--- START EXERCISE MATERIAL ---
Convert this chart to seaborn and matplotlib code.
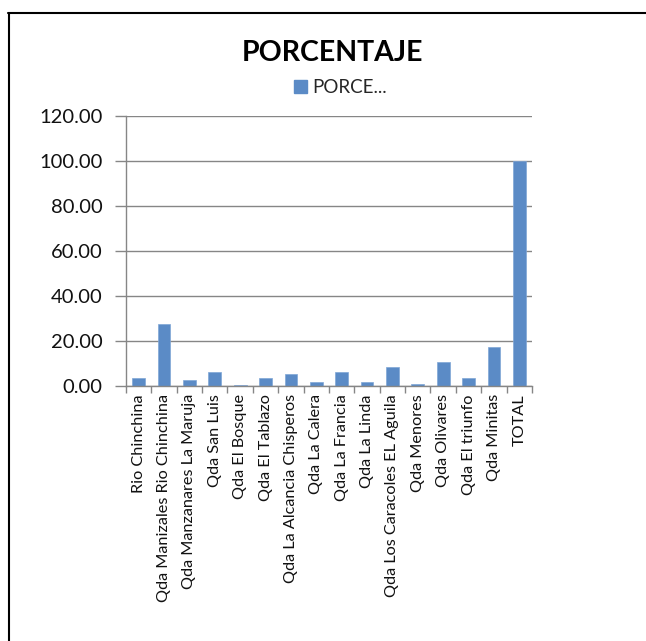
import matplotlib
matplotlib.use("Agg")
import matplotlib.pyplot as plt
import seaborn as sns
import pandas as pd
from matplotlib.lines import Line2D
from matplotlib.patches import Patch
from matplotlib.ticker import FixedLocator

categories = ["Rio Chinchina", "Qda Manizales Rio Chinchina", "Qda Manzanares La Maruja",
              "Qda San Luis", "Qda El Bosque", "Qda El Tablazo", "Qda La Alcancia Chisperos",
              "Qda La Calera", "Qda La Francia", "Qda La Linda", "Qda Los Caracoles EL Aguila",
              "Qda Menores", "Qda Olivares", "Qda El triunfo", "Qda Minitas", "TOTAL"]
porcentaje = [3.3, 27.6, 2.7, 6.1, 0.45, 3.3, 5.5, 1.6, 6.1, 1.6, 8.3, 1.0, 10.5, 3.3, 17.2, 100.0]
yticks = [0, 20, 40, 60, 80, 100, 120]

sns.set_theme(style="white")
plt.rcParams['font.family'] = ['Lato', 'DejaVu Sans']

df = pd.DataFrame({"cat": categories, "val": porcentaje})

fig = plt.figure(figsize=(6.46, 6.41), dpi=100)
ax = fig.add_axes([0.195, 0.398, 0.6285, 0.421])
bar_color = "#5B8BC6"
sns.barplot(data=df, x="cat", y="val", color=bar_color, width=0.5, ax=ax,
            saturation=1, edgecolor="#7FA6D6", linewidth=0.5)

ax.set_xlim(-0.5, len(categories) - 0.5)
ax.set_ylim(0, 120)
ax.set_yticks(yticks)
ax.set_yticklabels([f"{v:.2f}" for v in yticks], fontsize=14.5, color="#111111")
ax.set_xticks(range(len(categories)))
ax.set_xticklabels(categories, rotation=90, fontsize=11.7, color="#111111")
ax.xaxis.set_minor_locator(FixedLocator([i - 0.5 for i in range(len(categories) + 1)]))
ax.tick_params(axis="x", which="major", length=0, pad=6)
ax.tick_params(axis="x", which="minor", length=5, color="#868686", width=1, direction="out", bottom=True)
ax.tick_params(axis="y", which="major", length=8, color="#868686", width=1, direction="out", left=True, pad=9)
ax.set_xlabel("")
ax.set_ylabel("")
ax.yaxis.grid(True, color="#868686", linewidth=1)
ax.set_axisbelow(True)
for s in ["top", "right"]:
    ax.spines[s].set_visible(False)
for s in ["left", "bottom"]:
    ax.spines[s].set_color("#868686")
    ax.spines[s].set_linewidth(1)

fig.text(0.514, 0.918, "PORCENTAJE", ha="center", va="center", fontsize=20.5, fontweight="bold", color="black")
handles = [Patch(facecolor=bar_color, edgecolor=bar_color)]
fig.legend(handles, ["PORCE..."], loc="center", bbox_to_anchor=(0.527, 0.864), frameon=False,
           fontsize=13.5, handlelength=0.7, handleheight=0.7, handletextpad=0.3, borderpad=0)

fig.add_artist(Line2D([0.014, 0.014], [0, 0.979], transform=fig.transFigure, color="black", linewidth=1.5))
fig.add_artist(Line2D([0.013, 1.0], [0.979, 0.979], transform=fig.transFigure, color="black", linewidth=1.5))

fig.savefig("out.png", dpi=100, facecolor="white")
--- END EXERCISE MATERIAL ---
--- START EXERCISE MATERIAL ---
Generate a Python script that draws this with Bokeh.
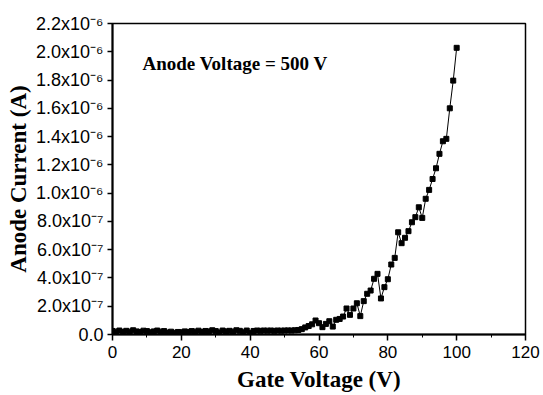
--- END EXERCISE MATERIAL ---
_TASK TO CARRY OUT_: Report every line containing the word "this" from the listing above.

_CORRECT RESPONSE_:
Convert this chart to seaborn and matplotlib code.
Generate a Python script that draws this with Bokeh.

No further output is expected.